EXERCISE DESCRIPTION: Quote the data below in full, please, without altering anything.

DATA BLOCK:
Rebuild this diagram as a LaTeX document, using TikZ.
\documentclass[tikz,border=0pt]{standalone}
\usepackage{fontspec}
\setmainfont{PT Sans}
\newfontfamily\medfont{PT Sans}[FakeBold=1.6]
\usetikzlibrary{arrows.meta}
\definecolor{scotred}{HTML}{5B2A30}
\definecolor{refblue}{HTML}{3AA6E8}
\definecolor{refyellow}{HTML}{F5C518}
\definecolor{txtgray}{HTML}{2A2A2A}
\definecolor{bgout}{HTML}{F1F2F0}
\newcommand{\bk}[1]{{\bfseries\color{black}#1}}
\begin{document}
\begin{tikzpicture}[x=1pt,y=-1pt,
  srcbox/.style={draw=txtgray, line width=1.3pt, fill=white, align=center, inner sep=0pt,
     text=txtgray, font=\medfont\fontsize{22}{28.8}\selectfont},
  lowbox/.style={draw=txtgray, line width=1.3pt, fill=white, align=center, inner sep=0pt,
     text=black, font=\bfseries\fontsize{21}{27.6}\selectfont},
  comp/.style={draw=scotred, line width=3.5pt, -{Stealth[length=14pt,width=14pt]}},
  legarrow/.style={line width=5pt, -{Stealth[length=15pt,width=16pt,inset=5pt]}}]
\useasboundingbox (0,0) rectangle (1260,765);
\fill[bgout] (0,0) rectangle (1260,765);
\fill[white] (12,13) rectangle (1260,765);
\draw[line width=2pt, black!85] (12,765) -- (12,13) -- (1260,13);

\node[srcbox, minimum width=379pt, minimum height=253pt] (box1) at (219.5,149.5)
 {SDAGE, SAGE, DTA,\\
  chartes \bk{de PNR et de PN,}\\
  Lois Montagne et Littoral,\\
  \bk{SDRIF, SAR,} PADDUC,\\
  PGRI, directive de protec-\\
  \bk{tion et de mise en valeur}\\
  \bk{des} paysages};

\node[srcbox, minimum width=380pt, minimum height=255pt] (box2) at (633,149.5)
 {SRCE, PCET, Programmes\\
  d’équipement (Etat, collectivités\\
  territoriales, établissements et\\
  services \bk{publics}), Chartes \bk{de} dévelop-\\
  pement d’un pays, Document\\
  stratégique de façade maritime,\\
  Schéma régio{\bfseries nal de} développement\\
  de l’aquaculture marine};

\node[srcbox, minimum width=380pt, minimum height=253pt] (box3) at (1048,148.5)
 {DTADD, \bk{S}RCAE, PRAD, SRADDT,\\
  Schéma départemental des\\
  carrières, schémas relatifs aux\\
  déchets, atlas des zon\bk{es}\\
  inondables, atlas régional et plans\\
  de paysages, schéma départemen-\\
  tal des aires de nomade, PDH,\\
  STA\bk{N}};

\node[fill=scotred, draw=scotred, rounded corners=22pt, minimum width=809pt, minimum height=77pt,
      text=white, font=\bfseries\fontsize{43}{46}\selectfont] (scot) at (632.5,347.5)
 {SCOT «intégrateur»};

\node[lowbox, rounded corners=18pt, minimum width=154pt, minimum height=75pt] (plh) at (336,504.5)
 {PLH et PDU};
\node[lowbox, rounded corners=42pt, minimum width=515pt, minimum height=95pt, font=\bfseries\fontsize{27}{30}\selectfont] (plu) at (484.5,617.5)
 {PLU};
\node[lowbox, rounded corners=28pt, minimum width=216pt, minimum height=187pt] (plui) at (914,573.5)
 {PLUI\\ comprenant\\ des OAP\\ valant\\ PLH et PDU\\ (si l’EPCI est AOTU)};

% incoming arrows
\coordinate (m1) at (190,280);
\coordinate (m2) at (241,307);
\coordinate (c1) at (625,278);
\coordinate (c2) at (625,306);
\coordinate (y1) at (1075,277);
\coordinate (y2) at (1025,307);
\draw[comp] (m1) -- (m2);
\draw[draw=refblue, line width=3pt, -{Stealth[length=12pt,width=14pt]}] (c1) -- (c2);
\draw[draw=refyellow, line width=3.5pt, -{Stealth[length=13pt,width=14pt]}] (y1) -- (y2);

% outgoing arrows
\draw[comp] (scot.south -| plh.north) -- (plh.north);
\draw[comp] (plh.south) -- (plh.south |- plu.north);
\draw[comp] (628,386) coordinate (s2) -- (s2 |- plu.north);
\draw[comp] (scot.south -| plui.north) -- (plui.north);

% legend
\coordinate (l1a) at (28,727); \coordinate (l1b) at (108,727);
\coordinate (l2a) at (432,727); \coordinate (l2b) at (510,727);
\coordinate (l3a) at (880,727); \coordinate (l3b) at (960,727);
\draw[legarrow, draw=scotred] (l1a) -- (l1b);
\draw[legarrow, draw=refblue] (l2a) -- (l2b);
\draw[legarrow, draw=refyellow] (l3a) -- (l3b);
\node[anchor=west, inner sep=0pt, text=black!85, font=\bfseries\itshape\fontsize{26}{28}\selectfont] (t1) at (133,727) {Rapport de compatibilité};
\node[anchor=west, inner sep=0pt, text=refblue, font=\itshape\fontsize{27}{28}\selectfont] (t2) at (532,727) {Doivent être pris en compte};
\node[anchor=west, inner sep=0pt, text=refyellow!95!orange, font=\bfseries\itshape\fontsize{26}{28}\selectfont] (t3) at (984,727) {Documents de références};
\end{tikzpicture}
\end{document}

RESPONSE:
Rebuild this diagram as a LaTeX document, using TikZ.
\documentclass[tikz,border=0pt]{standalone}
\usepackage{fontspec}
\setmainfont{PT Sans}
\newfontfamily\medfont{PT Sans}[FakeBold=1.6]
\usetikzlibrary{arrows.meta}
\definecolor{scotred}{HTML}{5B2A30}
\definecolor{refblue}{HTML}{3AA6E8}
\definecolor{refyellow}{HTML}{F5C518}
\definecolor{txtgray}{HTML}{2A2A2A}
\definecolor{bgout}{HTML}{F1F2F0}
\newcommand{\bk}[1]{{\bfseries\color{black}#1}}
\begin{document}
\begin{tikzpicture}[x=1pt,y=-1pt,
  srcbox/.style={draw=txtgray, line width=1.3pt, fill=white, align=center, inner sep=0pt,
     text=txtgray, font=\medfont\fontsize{22}{28.8}\selectfont},
  lowbox/.style={draw=txtgray, line width=1.3pt, fill=white, align=center, inner sep=0pt,
     text=black, font=\bfseries\fontsize{21}{27.6}\selectfont},
  comp/.style={draw=scotred, line width=3.5pt, -{Stealth[length=14pt,width=14pt]}},
  legarrow/.style={line width=5pt, -{Stealth[length=15pt,width=16pt,inset=5pt]}}]
\useasboundingbox (0,0) rectangle (1260,765);
\fill[bgout] (0,0) rectangle (1260,765);
\fill[white] (12,13) rectangle (1260,765);
\draw[line width=2pt, black!85] (12,765) -- (12,13) -- (1260,13);

\node[srcbox, minimum width=379pt, minimum height=253pt] (box1) at (219.5,149.5)
 {SDAGE, SAGE, DTA,\\
  chartes \bk{de PNR et de PN,}\\
  Lois Montagne et Littoral,\\
  \bk{SDRIF, SAR,} PADDUC,\\
  PGRI, directive de protec-\\
  \bk{tion et de mise en valeur}\\
  \bk{des} paysages};

\node[srcbox, minimum width=380pt, minimum height=255pt] (box2) at (633,149.5)
 {SRCE, PCET, Programmes\\
  d’équipement (Etat, collectivités\\
  territoriales, établissements et\\
  services \bk{publics}), Chartes \bk{de} dévelop-\\
  pement d’un pays, Document\\
  stratégique de façade maritime,\\
  Schéma régio{\bfseries nal de} développement\\
  de l’aquaculture marine};

\node[srcbox, minimum width=380pt, minimum height=253pt] (box3) at (1048,148.5)
 {DTADD, \bk{S}RCAE, PRAD, SRADDT,\\
  Schéma départemental des\\
  carrières, schémas relatifs aux\\
  déchets, atlas des zon\bk{es}\\
  inondables, atlas régional et plans\\
  de paysages, schéma départemen-\\
  tal des aires de nomade, PDH,\\
  STA\bk{N}};

\node[fill=scotred, draw=scotred, rounded corners=22pt, minimum width=809pt, minimum height=77pt,
      text=white, font=\bfseries\fontsize{43}{46}\selectfont] (scot) at (632.5,347.5)
 {SCOT «intégrateur»};

\node[lowbox, rounded corners=18pt, minimum width=154pt, minimum height=75pt] (plh) at (336,504.5)
 {PLH et PDU};
\node[lowbox, rounded corners=42pt, minimum width=515pt, minimum height=95pt, font=\bfseries\fontsize{27}{30}\selectfont] (plu) at (484.5,617.5)
 {PLU};
\node[lowbox, rounded corners=28pt, minimum width=216pt, minimum height=187pt] (plui) at (914,573.5)
 {PLUI\\ comprenant\\ des OAP\\ valant\\ PLH et PDU\\ (si l’EPCI est AOTU)};

% incoming arrows
\coordinate (m1) at (190,280);
\coordinate (m2) at (241,307);
\coordinate (c1) at (625,278);
\coordinate (c2) at (625,306);
\coordinate (y1) at (1075,277);
\coordinate (y2) at (1025,307);
\draw[comp] (m1) -- (m2);
\draw[draw=refblue, line width=3pt, -{Stealth[length=12pt,width=14pt]}] (c1) -- (c2);
\draw[draw=refyellow, line width=3.5pt, -{Stealth[length=13pt,width=14pt]}] (y1) -- (y2);

% outgoing arrows
\draw[comp] (scot.south -| plh.north) -- (plh.north);
\draw[comp] (plh.south) -- (plh.south |- plu.north);
\draw[comp] (628,386) coordinate (s2) -- (s2 |- plu.north);
\draw[comp] (scot.south -| plui.north) -- (plui.north);

% legend
\coordinate (l1a) at (28,727); \coordinate (l1b) at (108,727);
\coordinate (l2a) at (432,727); \coordinate (l2b) at (510,727);
\coordinate (l3a) at (880,727); \coordinate (l3b) at (960,727);
\draw[legarrow, draw=scotred] (l1a) -- (l1b);
\draw[legarrow, draw=refblue] (l2a) -- (l2b);
\draw[legarrow, draw=refyellow] (l3a) -- (l3b);
\node[anchor=west, inner sep=0pt, text=black!85, font=\bfseries\itshape\fontsize{26}{28}\selectfont] (t1) at (133,727) {Rapport de compatibilité};
\node[anchor=west, inner sep=0pt, text=refblue, font=\itshape\fontsize{27}{28}\selectfont] (t2) at (532,727) {Doivent être pris en compte};
\node[anchor=west, inner sep=0pt, text=refyellow!95!orange, font=\bfseries\itshape\fontsize{26}{28}\selectfont] (t3) at (984,727) {Documents de références};
\end{tikzpicture}
\end{document}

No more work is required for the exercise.